Wie Zarjow scheiterten viele der sogenannten Schläfer, die in der Ukraine nach der russischen Invasion den Umsturz herbeiführen sollten, wie mehrere Insider aus Russland und der Ukraine sagten. Dass der vom Kreml noch immer als "militärische Spezialoperation" bezeichnete Angriff in einen umfassenden Krieg mit erbittertem Widerstand der Ukraine mündete, lag nach Angaben von vier Informanten an strukturellen Problemen des russischen Agentennetzes. Die Gewährsleute des Kreml in der Ukraine hätten ihren eigenen Einfluss aufgebauscht, sagte ein Insider aus dem Umfeld der von Moskau unterstützen Separatistenführung in der Ostukraine. "Sie wissen ein kleines Bisschen, aber sie sagen immer, was die Führung hören will, weil sie sonst nicht bezahlt werden." Putins Machtapparat habe sich auf "Clowns" verlassen.
Eines jedoch gelang Russland mit der Unterwanderung des ukrainischen Staates: Es säte Misstrauen und offenbarte Schwächen des SBU, der fast 30.000 Mitarbeiter beschäftigt. Am 17. Juli feuerte Selenskyj SBU-Chef Iwan Bakanow, einen langjährigen Vertrauten, und Generalstaatsanwältin Iryna Wenediktowa.
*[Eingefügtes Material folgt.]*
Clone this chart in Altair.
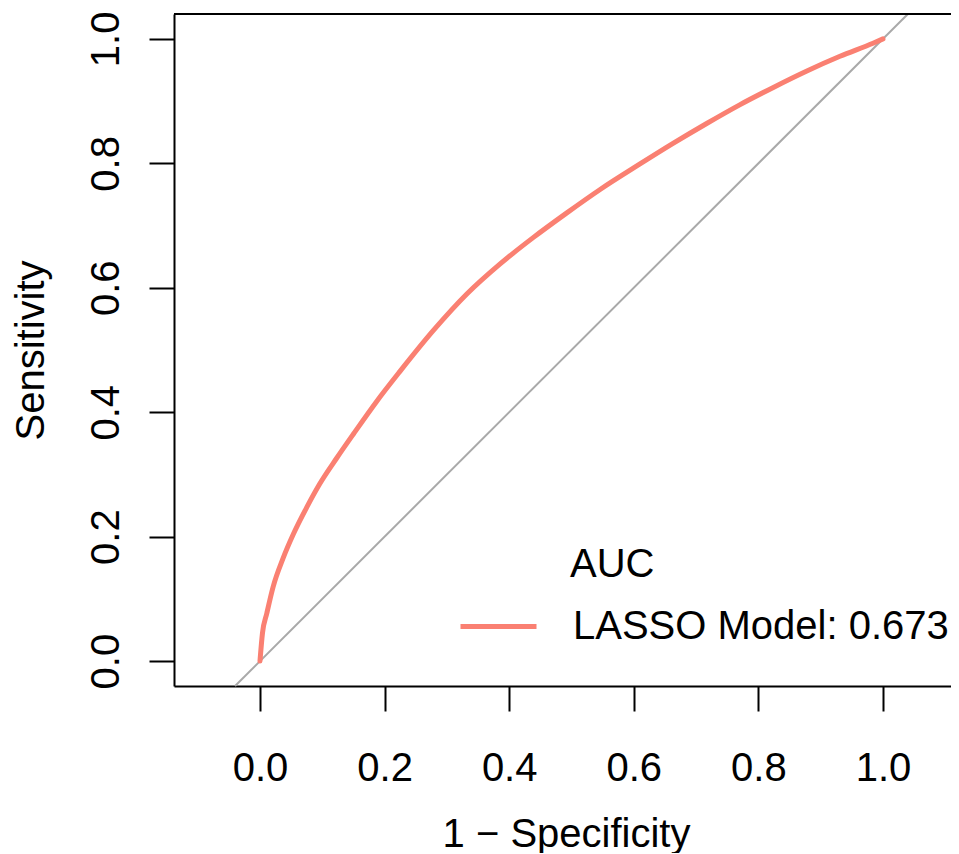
import altair as alt
import pandas as pd

# ROC curve (1 - specificity, sensitivity)
fpr = [0.0, 0.004, 0.011, 0.021, 0.037, 0.054, 0.075, 0.096, 0.123, 0.150,
       0.187, 0.225, 0.278, 0.332, 0.385, 0.439, 0.492, 0.546, 0.610, 0.663,
       0.717, 0.770, 0.824, 0.877, 0.931, 0.984, 1.0]
tpr = [0.0, 0.045, 0.077, 0.119, 0.165, 0.205, 0.247, 0.285, 0.326, 0.365,
       0.417, 0.466, 0.531, 0.590, 0.638, 0.681, 0.720, 0.758, 0.799, 0.832,
       0.864, 0.894, 0.922, 0.948, 0.972, 0.993, 1.0]
model_label = "LASSO Model: 0.673"
legend_title = "AUC"
x_ticks = [0.0, 0.2, 0.4, 0.6, 0.8, 1.0]
y_ticks = [0.0, 0.2, 0.4, 0.6, 0.8, 1.0]
diag = [-0.04, 1.04]

FONT = "Liberation Sans"
W, H = 777, 672
x_dom = [-0.138, -0.138 + W / 623.0]
y_dom = [-0.04, 1.04]

roc_df = pd.DataFrame({"fpr": fpr, "tpr": tpr, "model": [model_label] * len(fpr)})
diag_df = pd.DataFrame({"fpr": diag, "tpr": diag})

xscale = alt.Scale(domain=x_dom, nice=False, zero=False)
yscale = alt.Scale(domain=y_dom, nice=False, zero=False)

x_axis = alt.Axis(
    values=x_ticks, format=".1f", title="1 − Specificity", grid=False,
    domain=True, domainColor="black", domainWidth=2,
    ticks=True, tickSize=25, tickWidth=2, tickColor="black",
    labelFontSize=40, labelFont=FONT, labelColor="black",
    labelBaseline="alphabetic", labelPadding=69, labelFlush=False,
    labelOverlap=False,
    titleFontSize=40, titleFont=FONT, titleFontWeight="normal", titleColor="black",
    titleX=392, titleY=160, titleBaseline="alphabetic", titleAlign="center",
)
y_axis = alt.Axis(
    values=y_ticks, format=".1f", title="Sensitivity", grid=False,
    domain=True, domainColor="black", domainWidth=2,
    ticks=True, tickSize=25, tickWidth=2, tickColor="black",
    labelFontSize=40, labelFont=FONT, labelColor="black",
    labelAngle=270, labelAlign="center", labelBaseline="alphabetic",
    labelPadding=31, labelFlush=False, labelOverlap=False,
    titleFontSize=40, titleFont=FONT, titleFontWeight="normal", titleColor="black",
    titleAngle=270, titleX=-131, titleY=H / 2, titleBaseline="alphabetic",
    titleAlign="center",
)

diag_line = alt.Chart(diag_df).mark_line(color="#A9A9A9", strokeWidth=2).encode(
    x=alt.X("fpr:Q", scale=xscale, axis=x_axis),
    y=alt.Y("tpr:Q", scale=yscale, axis=y_axis),
)

roc_line = alt.Chart(roc_df).mark_line(
    strokeWidth=5, strokeCap="round", interpolate="monotone"
).encode(
    x=alt.X("fpr:Q", scale=xscale, axis=x_axis),
    y=alt.Y("tpr:Q", scale=yscale, axis=y_axis),
    color=alt.Color(
        "model:N",
        scale=alt.Scale(range=["#FA8072"]),
        legend=alt.Legend(
            title=None, orient="none", legendX=284, legendY=572,
            symbolType="stroke", symbolSize=5776, symbolStrokeWidth=5,
            labelFontSize=40, labelFont=FONT, labelColor="black",
            labelOffset=34, labelLimit=800, padding=0,
        ),
    ),
    order=alt.Order("fpr:Q"),
)

top_border = alt.Chart().mark_rule(color="black", strokeWidth=2).encode(
    x=alt.value(0), x2=alt.value(W), y=alt.value(0)
)

auc_title = alt.Chart().mark_text(
    align="left", baseline="alphabetic", fontSize=40, font=FONT, color="black"
).encode(x=alt.value(396), y=alt.value(563), text=alt.value(legend_title))

chart = alt.layer(diag_line, roc_line, top_border, auc_title).properties(
    width=W, height=H,
    autosize=alt.AutoSizeParams(type="none"),
    padding={"left": 166, "top": 6, "right": 0, "bottom": 167},
    background="white",
).configure_view(stroke=None)

chart.save("out.html", embed_options={"renderer": "svg", "actions": False})
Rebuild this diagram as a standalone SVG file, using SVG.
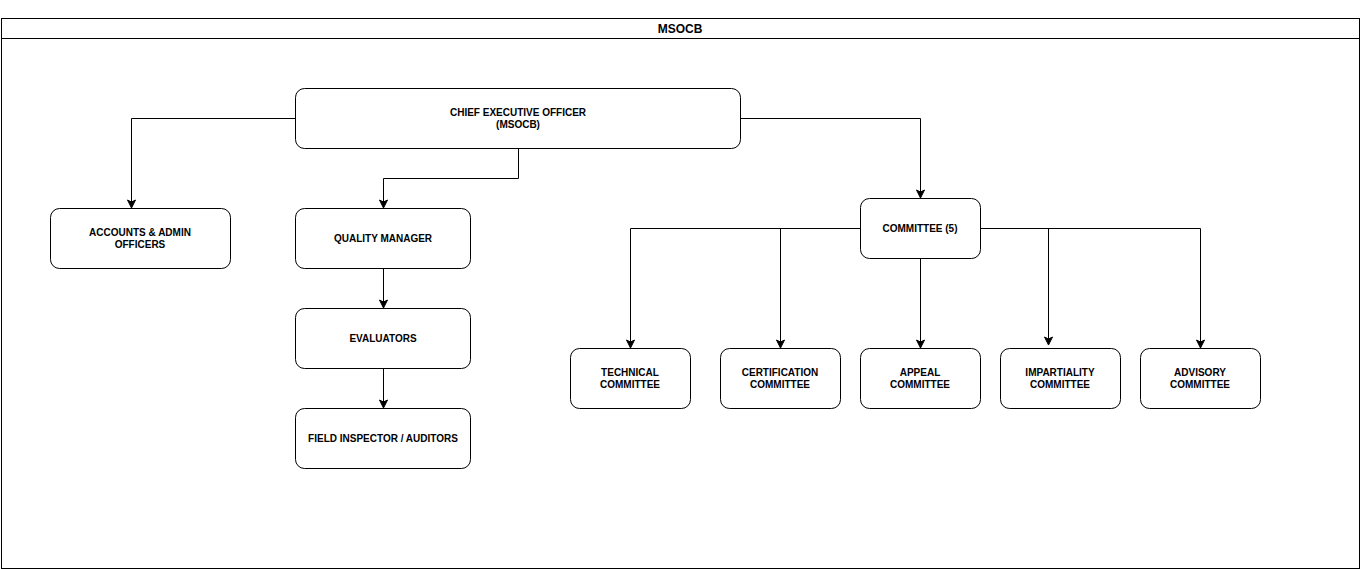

Zur Begründung verwies der Präsident auf eine große Zahl von Mitarbeitern beider Behörden, die des Verrats verdächtigt werden. 651 Verfahren wegen Hochverrats und Kollaboration seien mittlerweile eröffnet worden. Zudem seien mehr als 60 Angehörige des SBU und der Generalstaatsanwaltschaft in russisch besetzten Gebieten zu den Angreifern übergelaufen. Die unsichtbare Bedrohung sei ernst, sagte der Sekretär des nationalen Sicherheits- und Verteidigungsrates Oleksij Danilow zu Reuters: "Neben dem äußeren Feind haben wir leider auch einen inneren Feind, und dieser Feind ist nicht weniger gefährlich."